**Task description**
Produce an exact copy of all the data below, dropping every image.

**Stored data**
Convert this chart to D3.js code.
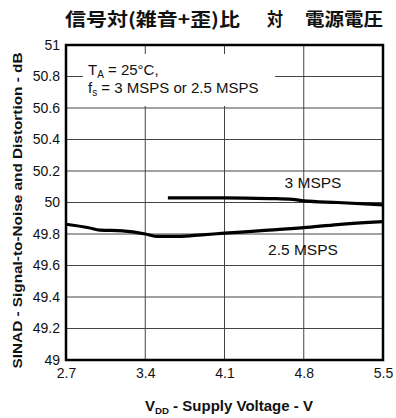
<!DOCTYPE html>
<html><head><meta charset="utf-8">
<script src="https://cdn.jsdelivr.net/npm/d3@7"></script>
<style>
html,body{margin:0;padding:0;background:#fff;}
svg{display:block;font-family:"Liberation Sans",Arial,Helvetica,sans-serif;}
</style></head>
<body>
<script>
const xTicks = [2.7, 3.4, 4.1, 4.8, 5.5];
const yTicks = [49, 49.2, 49.4, 49.6, 49.8, 50, 50.2, 50.4, 50.6, 50.8, 51];
const v3 = [3.6, 4.1, 4.5, 4.7, 4.8, 5.1, 5.5];
const s3 = [50.03, 50.03, 50.025, 50.02, 50.01, 50.0, 49.985];
const v25 = [2.7, 2.9, 3.0, 3.2, 3.4, 3.5, 3.7, 3.9, 4.1, 4.4, 4.8, 5.1, 5.5];
const s25 = [49.862, 49.84, 49.825, 49.82, 49.80, 49.785, 49.785, 49.795, 49.805, 49.82, 49.84, 49.86, 49.878];
const titleParts = ["信号対(雑音+歪)比", "対", "電源電圧"];

const W = 396, H = 418;
const m = {l: 66, r: 383, t: 45, b: 360};
const svg = d3.select("body").append("svg").attr("width", W).attr("height", H);
const x = d3.scaleLinear().domain([2.7, 5.5]).range([m.l, m.r]);
const y = d3.scaleLinear().domain([49, 51]).range([m.b, m.t]);

// grid
svg.append("g").selectAll("line").data(yTicks.slice(1, -1)).join("line")
  .attr("x1", m.l).attr("x2", m.r).attr("y1", d => y(d)).attr("y2", d => y(d))
  .attr("stroke", "#444").attr("stroke-width", 1);
svg.append("g").selectAll("line").data(xTicks.slice(1, -1)).join("line")
  .attr("y1", m.t).attr("y2", m.b).attr("x1", d => x(d)).attr("x2", d => x(d))
  .attr("stroke", "#444").attr("stroke-width", 1);

// annotation box
svg.append("rect").attr("x", 83).attr("y", 54).attr("width", 192).attr("height", 52).attr("fill", "#fff");
const ann = svg.append("text").attr("x", 88).attr("y", 75).attr("font-size", 15).attr("fill", "#111");
ann.append("tspan").text("T");
ann.append("tspan").attr("font-size", 10).attr("dy", 3).text("A");
ann.append("tspan").attr("dy", -3).text(" = 25°C,");
const ann2 = svg.append("text").attr("x", 88).attr("y", 93).attr("font-size", 15).attr("fill", "#111");
ann2.append("tspan").text("f");
ann2.append("tspan").attr("font-size", 10).attr("dy", 3).text("s");
ann2.append("tspan").attr("dy", -3).text(" = 3 MSPS or 2.5 MSPS");

// axes (tick labels)
const ax = d3.axisBottom(x).tickValues(xTicks).tickSize(0).tickPadding(8).tickFormat(d3.format(".1f"));
svg.append("g").attr("transform", `translate(0,${m.b})`).call(ax)
  .call(g => g.select(".domain").remove())
  .call(g => g.selectAll("text").attr("font-size", 14).attr("fill", "#111").attr("font-family", "Liberation Sans, Arial, sans-serif"));
const ay = d3.axisLeft(y).tickValues(yTicks).tickSize(0).tickPadding(6).tickFormat(d => d3.format("")(+d.toFixed(1)));
svg.append("g").attr("transform", `translate(${m.l},0)`).call(ay)
  .call(g => g.select(".domain").remove())
  .call(g => g.selectAll("text").attr("font-size", 14).attr("fill", "#111").attr("font-family", "Liberation Sans, Arial, sans-serif"));

// curves
const line = d3.line().x(d => x(d[0])).y(d => y(d[1])).curve(d3.curveMonotoneX);
svg.append("path").datum(v3.map((v, i) => [v, s3[i]])).attr("d", line)
  .attr("fill", "none").attr("stroke", "#000").attr("stroke-width", 3.2);
svg.append("path").datum(v25.map((v, i) => [v, s25[i]])).attr("d", line)
  .attr("fill", "none").attr("stroke", "#000").attr("stroke-width", 3.2);

// frame
svg.append("rect").attr("x", m.l).attr("y", m.t).attr("width", m.r - m.l).attr("height", m.b - m.t)
  .attr("fill", "none").attr("stroke", "#000").attr("stroke-width", 2.5);

// series labels
svg.append("text").attr("x", 313).attr("y", 188).attr("text-anchor", "middle").attr("font-size", 15.5).attr("fill", "#111").text("3 MSPS");
svg.append("text").attr("x", 303).attr("y", 255).attr("text-anchor", "middle").attr("font-size", 15.5).attr("fill", "#111").text("2.5 MSPS");

// title
const tpos = [[65, 175], [267, 16], [305, 78]];
titleParts.forEach((t, i) => {
  svg.append("text").attr("x", tpos[i][0]).attr("y", 26).attr("font-size", 18).attr("font-weight", "bold")
    .attr("font-family", "Noto Sans CJK JP, sans-serif").attr("textLength", tpos[i][1]).attr("lengthAdjust", "spacingAndGlyphs")
    .attr("fill", "#111").text(t);
});

// x axis title
const xt = svg.append("text").attr("x", 145).attr("y", 411)
  .attr("font-size", 14).attr("font-weight", "bold").attr("fill", "#111").attr("textLength", 168).attr("lengthAdjust", "spacingAndGlyphs");
xt.append("tspan").text("V");
xt.append("tspan").attr("font-size", 9).attr("dy", 3).text("DD");
xt.append("tspan").attr("dy", -3).text(" - Supply Voltage - V");

// y axis title
svg.append("text").attr("transform", `translate(22,${(m.t + m.b) / 2 + 8}) rotate(-90)`).attr("text-anchor", "middle")
  .attr("font-size", 13).attr("font-weight", "bold").attr("fill", "#111")
  .attr("textLength", 316).attr("lengthAdjust", "spacingAndGlyphs")
  .text("SINAD - Signal-to-Noise and Distortion - dB");
</script>
</body></html>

**Complete output**
Convert this chart to D3.js code.
<!DOCTYPE html>
<html><head><meta charset="utf-8">
<script src="https://cdn.jsdelivr.net/npm/d3@7"></script>
<style>
html,body{margin:0;padding:0;background:#fff;}
svg{display:block;font-family:"Liberation Sans",Arial,Helvetica,sans-serif;}
</style></head>
<body>
<script>
const xTicks = [2.7, 3.4, 4.1, 4.8, 5.5];
const yTicks = [49, 49.2, 49.4, 49.6, 49.8, 50, 50.2, 50.4, 50.6, 50.8, 51];
const v3 = [3.6, 4.1, 4.5, 4.7, 4.8, 5.1, 5.5];
const s3 = [50.03, 50.03, 50.025, 50.02, 50.01, 50.0, 49.985];
const v25 = [2.7, 2.9, 3.0, 3.2, 3.4, 3.5, 3.7, 3.9, 4.1, 4.4, 4.8, 5.1, 5.5];
const s25 = [49.862, 49.84, 49.825, 49.82, 49.80, 49.785, 49.785, 49.795, 49.805, 49.82, 49.84, 49.86, 49.878];
const titleParts = ["信号対(雑音+歪)比", "対", "電源電圧"];

const W = 396, H = 418;
const m = {l: 66, r: 383, t: 45, b: 360};
const svg = d3.select("body").append("svg").attr("width", W).attr("height", H);
const x = d3.scaleLinear().domain([2.7, 5.5]).range([m.l, m.r]);
const y = d3.scaleLinear().domain([49, 51]).range([m.b, m.t]);

// grid
svg.append("g").selectAll("line").data(yTicks.slice(1, -1)).join("line")
  .attr("x1", m.l).attr("x2", m.r).attr("y1", d => y(d)).attr("y2", d => y(d))
  .attr("stroke", "#444").attr("stroke-width", 1);
svg.append("g").selectAll("line").data(xTicks.slice(1, -1)).join("line")
  .attr("y1", m.t).attr("y2", m.b).attr("x1", d => x(d)).attr("x2", d => x(d))
  .attr("stroke", "#444").attr("stroke-width", 1);

// annotation box
svg.append("rect").attr("x", 83).attr("y", 54).attr("width", 192).attr("height", 52).attr("fill", "#fff");
const ann = svg.append("text").attr("x", 88).attr("y", 75).attr("font-size", 15).attr("fill", "#111");
ann.append("tspan").text("T");
ann.append("tspan").attr("font-size", 10).attr("dy", 3).text("A");
ann.append("tspan").attr("dy", -3).text(" = 25°C,");
const ann2 = svg.append("text").attr("x", 88).attr("y", 93).attr("font-size", 15).attr("fill", "#111");
ann2.append("tspan").text("f");
ann2.append("tspan").attr("font-size", 10).attr("dy", 3).text("s");
ann2.append("tspan").attr("dy", -3).text(" = 3 MSPS or 2.5 MSPS");

// axes (tick labels)
const ax = d3.axisBottom(x).tickValues(xTicks).tickSize(0).tickPadding(8).tickFormat(d3.format(".1f"));
svg.append("g").attr("transform", `translate(0,${m.b})`).call(ax)
  .call(g => g.select(".domain").remove())
  .call(g => g.selectAll("text").attr("font-size", 14).attr("fill", "#111").attr("font-family", "Liberation Sans, Arial, sans-serif"));
const ay = d3.axisLeft(y).tickValues(yTicks).tickSize(0).tickPadding(6).tickFormat(d => d3.format("")(+d.toFixed(1)));
svg.append("g").attr("transform", `translate(${m.l},0)`).call(ay)
  .call(g => g.select(".domain").remove())
  .call(g => g.selectAll("text").attr("font-size", 14).attr("fill", "#111").attr("font-family", "Liberation Sans, Arial, sans-serif"));

// curves
const line = d3.line().x(d => x(d[0])).y(d => y(d[1])).curve(d3.curveMonotoneX);
svg.append("path").datum(v3.map((v, i) => [v, s3[i]])).attr("d", line)
  .attr("fill", "none").attr("stroke", "#000").attr("stroke-width", 3.2);
svg.append("path").datum(v25.map((v, i) => [v, s25[i]])).attr("d", line)
  .attr("fill", "none").attr("stroke", "#000").attr("stroke-width", 3.2);

// frame
svg.append("rect").attr("x", m.l).attr("y", m.t).attr("width", m.r - m.l).attr("height", m.b - m.t)
  .attr("fill", "none").attr("stroke", "#000").attr("stroke-width", 2.5);

// series labels
svg.append("text").attr("x", 313).attr("y", 188).attr("text-anchor", "middle").attr("font-size", 15.5).attr("fill", "#111").text("3 MSPS");
svg.append("text").attr("x", 303).attr("y", 255).attr("text-anchor", "middle").attr("font-size", 15.5).attr("fill", "#111").text("2.5 MSPS");

// title
const tpos = [[65, 175], [267, 16], [305, 78]];
titleParts.forEach((t, i) => {
  svg.append("text").attr("x", tpos[i][0]).attr("y", 26).attr("font-size", 18).attr("font-weight", "bold")
    .attr("font-family", "Noto Sans CJK JP, sans-serif").attr("textLength", tpos[i][1]).attr("lengthAdjust", "spacingAndGlyphs")
    .attr("fill", "#111").text(t);
});

// x axis title
const xt = svg.append("text").attr("x", 145).attr("y", 411)
  .attr("font-size", 14).attr("font-weight", "bold").attr("fill", "#111").attr("textLength", 168).attr("lengthAdjust", "spacingAndGlyphs");
xt.append("tspan").text("V");
xt.append("tspan").attr("font-size", 9).attr("dy", 3).text("DD");
xt.append("tspan").attr("dy", -3).text(" - Supply Voltage - V");

// y axis title
svg.append("text").attr("transform", `translate(22,${(m.t + m.b) / 2 + 8}) rotate(-90)`).attr("text-anchor", "middle")
  .attr("font-size", 13).attr("font-weight", "bold").attr("fill", "#111")
  .attr("textLength", 316).attr("lengthAdjust", "spacingAndGlyphs")
  .text("SINAD - Signal-to-Noise and Distortion - dB");
</script>
</body></html>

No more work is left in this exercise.